Enforced Exclusion Zones Around Abortion Clinics Threat to Freedom of Speech

Catholic Communications, Sydney Archdiocese,
12 Nov 2015

Protestors outside Melbourne abortion clinic

State, territory and even the federal parliaments have in recent weeks dealt a significant blow to regular prayer vigils held outside abortion clinics and the popular 40 Days for Life campaign with legislation enforcing exclusion zones around abortion clinics.

At the end of last month, the Australian Capital Territory passed the Health (Patient Privacy) Act 2015 and joined Tasmania as an "exclusion zone" jurisdiction.  Under the new laws, a person can be fined up to $3750 if they do something which can be seen or heard by anyone who is within 50 metres of an abortion clinic and which is intended to stop them from having or providing an abortion. 

Prayer vigils would also seem to be banned under provision which ban protests, in whatever form they occur.  It could even go as far as prohibiting any type of advertising of pregnancy assistance.

Then on Tuesday of this week, the Victorian Parliament began debating the Public Health and Wellbeing (Safe Access Zones) Bill 2015, the prohibitions and penalties of which are more serious than those in Tasmania or the ACT.

Under the proposed laws, the "exclusion zone" is an area of 150m from an abortion clinic, with the public prevented from gathering in that area, or communicating in any way relating to abortion.  This would prevent any form of sidewalk counselling or offers of assistance, which has reportedly saved the lives of 300 Victorian children in the last 20 years.

As in Tasmania, penalties for breaching the exclusion zone could include fines and imprisonment, with a potential penalty of $18,200.40 and/or up to 12 months prison time. 
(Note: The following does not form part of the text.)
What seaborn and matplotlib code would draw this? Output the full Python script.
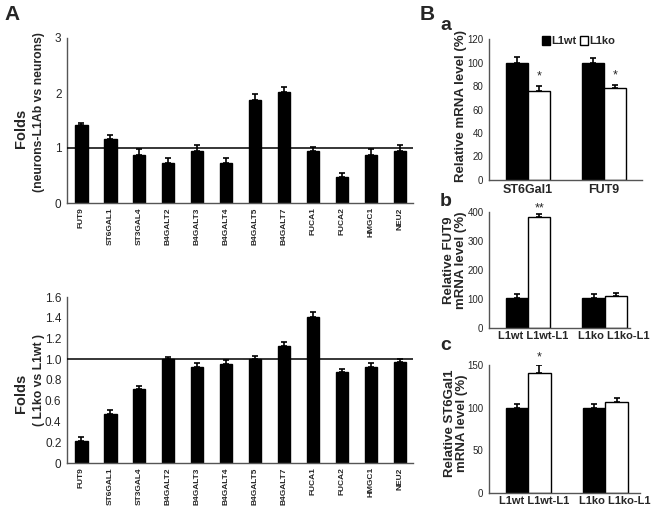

And in the Federal Senate this week, a request by Nationals Senator Matthew Canavan to have the Senate affirm the importance of freedom of speech and freedom to protest in public debate, particularly in relation to these exclusion zone laws did not gain a majority as required being narrowly defeated in a vote of 29-29.

Australian Executor Director of Family International Paul Hanrahan

In introducing the different exclusion zone laws, abortion advocates often speak of the need to protect women from harassment and threats of violence.

The Helpers of God's Precious Infants, who have held a presence in Melbourne for more than 20 years, are being accused of harassment and intimidation, of following women to and from the clinic, threatening to kill, shouting obscenities, and assault.

"I know them all, I've prayed on the street with them.  It is just not true," says Family Life International Australia's Executive Director, Paul Hanrahan.  "If the Helpers were doing anything of which they are accused, then they wouldn't be there.  The existing criminal law would see them taken away."

Mr Hanrahan said that couples who have kept their babies as a result of the Helpers' presence at the abortion clinics in Melbourne are now asking parliamentarians to reject the legislation.

Similar legislation is being proposed in NSW by Greens MLC Mehreen Faruqi, but has not received any significant traction as yet. 

Mr Hanrahan said that this doesn't mean Catholics should be complacent.  "If you don't exercise your rights, they will be taken away from you," he warned.  "If we're not prepared to stand up as Catholics, then someone will come in and override your ability to stand up for what is right."